SET PROBLEM: Within the data that follows, set down exactly the lines from the one containing "Emit a Python" through the one containing "import plotly.graph_objects as go", both ends included.

[Start RECORDS TO USE]

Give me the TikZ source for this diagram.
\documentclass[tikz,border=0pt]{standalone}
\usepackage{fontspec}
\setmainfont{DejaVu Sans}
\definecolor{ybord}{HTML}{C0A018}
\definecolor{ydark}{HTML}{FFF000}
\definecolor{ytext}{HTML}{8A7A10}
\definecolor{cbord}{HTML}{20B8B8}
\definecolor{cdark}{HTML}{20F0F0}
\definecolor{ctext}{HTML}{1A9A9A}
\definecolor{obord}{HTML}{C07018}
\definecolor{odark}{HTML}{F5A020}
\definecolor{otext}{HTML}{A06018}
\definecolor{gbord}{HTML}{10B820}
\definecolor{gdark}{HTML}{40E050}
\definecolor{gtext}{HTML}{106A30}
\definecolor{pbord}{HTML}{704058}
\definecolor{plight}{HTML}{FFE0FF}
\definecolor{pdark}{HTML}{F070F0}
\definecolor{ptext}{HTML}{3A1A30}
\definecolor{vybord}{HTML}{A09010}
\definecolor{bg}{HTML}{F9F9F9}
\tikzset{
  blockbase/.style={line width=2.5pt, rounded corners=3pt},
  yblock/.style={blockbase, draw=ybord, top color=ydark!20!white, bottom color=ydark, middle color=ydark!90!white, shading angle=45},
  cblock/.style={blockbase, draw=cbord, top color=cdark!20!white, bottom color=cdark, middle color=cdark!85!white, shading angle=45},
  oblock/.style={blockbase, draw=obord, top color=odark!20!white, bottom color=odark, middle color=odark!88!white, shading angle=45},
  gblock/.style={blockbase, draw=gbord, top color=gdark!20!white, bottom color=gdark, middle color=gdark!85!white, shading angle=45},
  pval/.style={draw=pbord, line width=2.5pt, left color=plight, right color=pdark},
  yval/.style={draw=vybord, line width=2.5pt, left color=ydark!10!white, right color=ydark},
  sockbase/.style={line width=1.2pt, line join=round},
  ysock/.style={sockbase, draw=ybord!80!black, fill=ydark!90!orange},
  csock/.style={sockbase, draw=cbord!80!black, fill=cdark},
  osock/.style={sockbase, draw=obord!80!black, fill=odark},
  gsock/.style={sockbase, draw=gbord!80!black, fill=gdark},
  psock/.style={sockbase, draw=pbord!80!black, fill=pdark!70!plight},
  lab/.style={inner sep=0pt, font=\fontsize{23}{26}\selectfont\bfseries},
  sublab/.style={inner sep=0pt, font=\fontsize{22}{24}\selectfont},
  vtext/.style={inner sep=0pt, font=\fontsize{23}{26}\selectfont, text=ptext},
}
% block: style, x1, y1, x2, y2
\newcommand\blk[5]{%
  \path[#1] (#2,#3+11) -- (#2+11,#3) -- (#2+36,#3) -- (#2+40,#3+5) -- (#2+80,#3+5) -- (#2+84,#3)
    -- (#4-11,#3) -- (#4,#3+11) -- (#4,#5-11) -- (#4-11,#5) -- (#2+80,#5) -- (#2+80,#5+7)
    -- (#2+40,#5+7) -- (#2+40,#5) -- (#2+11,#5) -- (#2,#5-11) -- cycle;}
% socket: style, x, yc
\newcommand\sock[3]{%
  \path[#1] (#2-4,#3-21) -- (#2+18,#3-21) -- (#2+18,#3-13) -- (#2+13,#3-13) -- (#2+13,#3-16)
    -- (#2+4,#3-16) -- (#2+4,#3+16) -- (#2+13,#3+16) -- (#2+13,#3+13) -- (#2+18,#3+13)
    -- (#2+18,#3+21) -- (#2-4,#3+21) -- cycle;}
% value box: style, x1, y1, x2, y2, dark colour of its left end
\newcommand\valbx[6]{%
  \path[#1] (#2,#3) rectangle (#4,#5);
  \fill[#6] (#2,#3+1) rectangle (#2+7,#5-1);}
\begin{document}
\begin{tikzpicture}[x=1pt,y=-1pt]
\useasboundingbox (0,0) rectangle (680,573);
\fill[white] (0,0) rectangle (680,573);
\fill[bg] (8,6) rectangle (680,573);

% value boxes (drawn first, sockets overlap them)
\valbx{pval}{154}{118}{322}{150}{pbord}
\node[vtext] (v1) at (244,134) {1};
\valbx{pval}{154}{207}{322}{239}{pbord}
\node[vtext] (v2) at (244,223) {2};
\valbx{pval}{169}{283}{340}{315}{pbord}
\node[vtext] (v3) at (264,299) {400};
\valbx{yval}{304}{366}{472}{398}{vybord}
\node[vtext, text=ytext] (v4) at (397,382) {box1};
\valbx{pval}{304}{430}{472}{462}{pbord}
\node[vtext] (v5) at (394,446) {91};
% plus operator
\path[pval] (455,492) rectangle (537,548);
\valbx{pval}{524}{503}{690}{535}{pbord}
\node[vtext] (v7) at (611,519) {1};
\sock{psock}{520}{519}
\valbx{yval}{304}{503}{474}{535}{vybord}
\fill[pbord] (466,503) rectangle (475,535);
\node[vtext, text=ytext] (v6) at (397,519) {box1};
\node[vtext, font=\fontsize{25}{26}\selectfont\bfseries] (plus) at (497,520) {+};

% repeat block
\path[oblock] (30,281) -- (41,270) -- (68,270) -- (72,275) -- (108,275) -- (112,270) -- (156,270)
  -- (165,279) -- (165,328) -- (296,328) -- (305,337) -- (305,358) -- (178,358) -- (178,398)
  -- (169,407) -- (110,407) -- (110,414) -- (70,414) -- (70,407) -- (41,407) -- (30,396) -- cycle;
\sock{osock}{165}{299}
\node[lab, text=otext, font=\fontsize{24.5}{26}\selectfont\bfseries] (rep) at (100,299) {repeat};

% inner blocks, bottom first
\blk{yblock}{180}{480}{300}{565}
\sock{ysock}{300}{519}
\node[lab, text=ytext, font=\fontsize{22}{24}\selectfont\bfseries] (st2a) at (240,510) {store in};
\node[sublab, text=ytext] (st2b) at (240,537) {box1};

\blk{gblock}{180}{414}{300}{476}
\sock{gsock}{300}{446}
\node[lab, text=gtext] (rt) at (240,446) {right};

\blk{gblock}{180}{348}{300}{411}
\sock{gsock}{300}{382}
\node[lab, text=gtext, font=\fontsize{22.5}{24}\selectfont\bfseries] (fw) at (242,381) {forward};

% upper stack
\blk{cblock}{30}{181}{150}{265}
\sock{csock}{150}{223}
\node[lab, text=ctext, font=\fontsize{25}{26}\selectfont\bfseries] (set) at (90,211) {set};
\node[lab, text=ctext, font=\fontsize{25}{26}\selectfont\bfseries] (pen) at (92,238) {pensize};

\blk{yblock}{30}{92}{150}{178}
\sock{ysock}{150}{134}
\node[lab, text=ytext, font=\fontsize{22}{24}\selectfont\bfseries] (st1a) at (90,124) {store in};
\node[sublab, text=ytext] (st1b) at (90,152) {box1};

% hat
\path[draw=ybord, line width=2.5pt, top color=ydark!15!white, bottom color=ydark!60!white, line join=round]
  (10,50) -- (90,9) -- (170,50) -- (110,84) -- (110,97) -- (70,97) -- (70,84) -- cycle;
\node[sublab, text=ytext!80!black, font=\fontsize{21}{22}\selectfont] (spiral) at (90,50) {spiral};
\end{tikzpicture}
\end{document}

[End RECORDS TO USE]
[Start RECORDS TO USE]

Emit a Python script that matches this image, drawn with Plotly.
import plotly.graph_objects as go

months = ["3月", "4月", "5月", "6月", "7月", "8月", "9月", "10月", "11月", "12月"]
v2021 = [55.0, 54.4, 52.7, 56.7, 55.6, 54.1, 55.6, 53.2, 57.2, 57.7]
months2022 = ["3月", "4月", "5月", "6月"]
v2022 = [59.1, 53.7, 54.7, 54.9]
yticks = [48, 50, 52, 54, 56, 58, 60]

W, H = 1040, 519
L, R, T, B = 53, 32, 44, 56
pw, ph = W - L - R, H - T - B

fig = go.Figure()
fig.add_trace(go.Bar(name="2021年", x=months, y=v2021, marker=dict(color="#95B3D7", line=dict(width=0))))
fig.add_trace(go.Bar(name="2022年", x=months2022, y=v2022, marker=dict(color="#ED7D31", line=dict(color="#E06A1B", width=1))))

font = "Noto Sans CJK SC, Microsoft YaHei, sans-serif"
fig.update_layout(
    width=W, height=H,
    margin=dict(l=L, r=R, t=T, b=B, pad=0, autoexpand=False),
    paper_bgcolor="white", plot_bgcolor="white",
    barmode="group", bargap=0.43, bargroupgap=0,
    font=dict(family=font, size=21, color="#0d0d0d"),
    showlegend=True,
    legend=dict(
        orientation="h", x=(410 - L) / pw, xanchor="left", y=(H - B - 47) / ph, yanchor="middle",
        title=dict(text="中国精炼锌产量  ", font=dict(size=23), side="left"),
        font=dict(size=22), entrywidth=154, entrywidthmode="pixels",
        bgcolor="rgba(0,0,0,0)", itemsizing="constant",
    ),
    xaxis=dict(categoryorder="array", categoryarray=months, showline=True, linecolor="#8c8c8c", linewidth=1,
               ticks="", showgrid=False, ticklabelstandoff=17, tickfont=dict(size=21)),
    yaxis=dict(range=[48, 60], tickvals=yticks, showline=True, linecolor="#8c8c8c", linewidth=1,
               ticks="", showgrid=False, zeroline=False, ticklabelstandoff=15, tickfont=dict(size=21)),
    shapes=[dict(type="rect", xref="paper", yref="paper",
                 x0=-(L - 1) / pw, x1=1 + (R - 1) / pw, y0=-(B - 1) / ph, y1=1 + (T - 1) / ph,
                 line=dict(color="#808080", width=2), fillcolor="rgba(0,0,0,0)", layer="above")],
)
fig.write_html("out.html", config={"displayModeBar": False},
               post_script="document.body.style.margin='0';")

[End RECORDS TO USE]

SOLUTION FOR THIS EXERCISE:
Emit a Python script that matches this image, drawn with Plotly.
import plotly.graph_objects as go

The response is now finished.